Scurlock has the potential to be a spoiler in the primary, diverting white voters who are angry over the monuments removal away from Charbonnet and Cantrell in the first round. Scurlock vocally opposed taking down the historic Civil War era memorials and ran into a spate of legal troubles over a visit he made to “chain link Mad Max fort” the NOPD set up around the Jefferson Davis statue.
Whether those voters bother to show up in the runoff in the event that the city council races in Districts A, B, and C are resolved in the primary is another question.
Torres Is Out and Out
Celebrity businessman and civic activist Sidney Torres IV very publicly anguished over the decision to enter the mayor’s race.

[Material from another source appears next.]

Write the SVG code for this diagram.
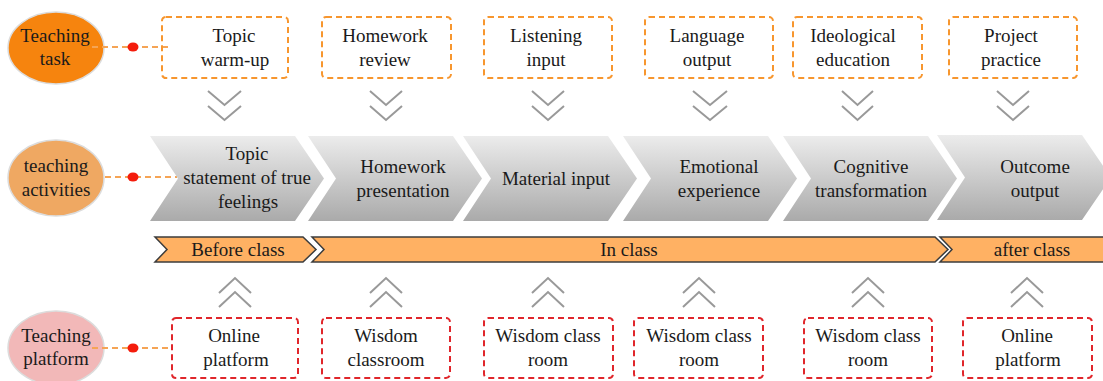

First achieving prominence in the city for providing “Disney quality” cleaning of the French Quarter during his initial foray into the waste disposal business and then launching an innovative crime app after his place in the city was robbed.
To underscore the city’s crime problem, Torres even released to the public video footage showing burglars robbing his home.
Taking a page out of the last episode of Seinfeld where different series finales were made before the actual ending was decided, Torres went so far as to produce two television commercials about his potential candidacy for mayor, one formally announcing his bid and one declining a run.
The media took the bait and played along, with WWL 870 AM sending out emails speculating about his candidacy during qualifying week.
And then the local media decided to play back.
On the final morning to sign up, New Orleans Fox affiliate WVUE ran the spot Torres made saying he wasn’t going to make the race. Torres had not officially reached a decision and the advertisement had run inadvertently twice that morning.
The commercial set off a media stampede of stories declaring Torres out, which the CNBC business reality show star said was not necessarily the case and he furiously attempted to beat back the story, leading to awkward media retractions though the horse had already left the barn bringing the Torres political cliffhanger to a premature and anticlimactic end.
How Torres’s campaign team did not anticipate his commercials being leaked by the media is truly amazing, particularly as journalism is an industry built on leaks.
Furthermore there was also a risk of his commercials getting out early, since a number of consultants who represent competing interests have professional relationships with all of the area television stations.
Jefferson Parish President Mike Yenni tried to address the sex scandal that led to a recall effort via a television commercial that was supposed to air during an evening news broadcast, but advance copies of the video made their way around to various media outlets hours before it was supposed to run.
Whether Torres one day stands for public office is uncertain, though he definitely received a baptism in the rough and tumble world of Louisiana politics without having been an official candidate.
The Chalmatian Who Made the Ballot for Mayor (Thus Far)
Until they both decided to not run, two candidates with roots in St. Bernard Parish contemplated campaigns for mayor, Torres (whose great grandfather, grandfather, and grandmother had held public office in the parish) and State Representative Walt Leger, who grew up in Arabi.
The satirical carnival parade Krewe d’Etat poked some fun at a Torres candidacy through their 101 Chalmatians float. I suppose the idea of City Hall being run by someone from “da parish” was too great of an indignity to those well-heeled gentlemen who “live to ride, and ride to live”.
However someone with a St. Bernard connection filed paperwork to run for mayor of New Orleans: Edward Collins, Sr, who listed a mailing address at a house in Chalmette, specifically 3819 Shangri-La Drive, a neighborhood with a high concentration of rentals and doubles.
As Mr. Collins is not considered a major contender in the mayor’s race, I doubt anyone will spend the money, time, and effort challenging his residency.
Though one of the riding lieutenants from d’Etat might be willing to toss out a few doubloons on the matter to ensure that New Orleans City Hall is “Chalmation-free”.